Now according to the latest census, 16.7% of people in
South Bend live below the poverty line, including 24.0% of those under age 1 and the number one employer, not only in South Bend, but all of St. Joseph's County, is the university of Notre Dame. If Notre Dame is the beating
heart of the region, football money is the aorta, the
muscle, the very pump, that gives the city oxygen.
When 80,000 of the faithful that attend home game,
$6.3 million dollars is on average generated into the economy of St. Joseph's county supporting an entire network of small businesses and bed & breakfasts - not to mention an informal economy of vendors and sales people dependent upon the team's continual allure.

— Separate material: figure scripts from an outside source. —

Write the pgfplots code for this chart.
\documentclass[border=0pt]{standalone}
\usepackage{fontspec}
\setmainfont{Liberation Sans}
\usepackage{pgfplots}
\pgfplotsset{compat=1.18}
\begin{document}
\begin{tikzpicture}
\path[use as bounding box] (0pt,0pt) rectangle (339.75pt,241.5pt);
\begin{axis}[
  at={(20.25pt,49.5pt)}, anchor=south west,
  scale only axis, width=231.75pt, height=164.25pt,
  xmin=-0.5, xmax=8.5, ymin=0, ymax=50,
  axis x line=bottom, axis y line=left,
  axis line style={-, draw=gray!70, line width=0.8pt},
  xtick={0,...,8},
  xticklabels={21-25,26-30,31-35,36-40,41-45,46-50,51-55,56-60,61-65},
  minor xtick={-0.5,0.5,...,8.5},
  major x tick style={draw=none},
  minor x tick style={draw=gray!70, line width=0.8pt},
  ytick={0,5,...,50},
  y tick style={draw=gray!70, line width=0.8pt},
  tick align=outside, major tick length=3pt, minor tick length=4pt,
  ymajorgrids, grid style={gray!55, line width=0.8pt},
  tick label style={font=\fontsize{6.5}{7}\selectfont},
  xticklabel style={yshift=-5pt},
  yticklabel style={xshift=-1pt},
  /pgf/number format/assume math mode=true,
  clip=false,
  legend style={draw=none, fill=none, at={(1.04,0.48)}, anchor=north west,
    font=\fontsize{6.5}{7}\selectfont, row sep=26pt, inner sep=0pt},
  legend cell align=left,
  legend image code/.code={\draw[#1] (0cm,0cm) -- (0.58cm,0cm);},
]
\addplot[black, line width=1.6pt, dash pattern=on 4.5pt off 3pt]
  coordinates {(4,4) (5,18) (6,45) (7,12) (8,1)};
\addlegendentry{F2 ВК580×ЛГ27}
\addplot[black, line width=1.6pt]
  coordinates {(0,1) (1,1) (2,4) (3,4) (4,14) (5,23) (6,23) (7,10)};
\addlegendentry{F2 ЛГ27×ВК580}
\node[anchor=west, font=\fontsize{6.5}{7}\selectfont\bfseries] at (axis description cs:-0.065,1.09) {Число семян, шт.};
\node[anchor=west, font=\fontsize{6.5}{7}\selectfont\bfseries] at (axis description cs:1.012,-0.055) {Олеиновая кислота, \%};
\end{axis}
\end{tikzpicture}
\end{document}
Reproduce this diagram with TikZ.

The identity of the community begins and ends with the
Fighting Irish. The economic is locked in a dance of death with the psychological. Now, as they lose it causes a crisis that has the feel of hysteria. What if the ratings drop - even more - for NBC? What if the BCS doesn't come calling? What if the team actually goes winless? What would that do to the generosity of the big boosters? What would that do to attendance? What would that do to South Bend? What would that do to St. Joseph's county? What would
that do to the person selling bottles of cold tap water by the side of the road as tailgaters enter the parking lot? It feels criminal that a city's sense of self is dependent on whether 18 year old Jimmy Clausen can actually take a
snap from center without dropping the football. It speaks to the problem far too familiar that takes place when sports cease to be sports and become a substitute for urban policy, for economic development, and for our self-worth.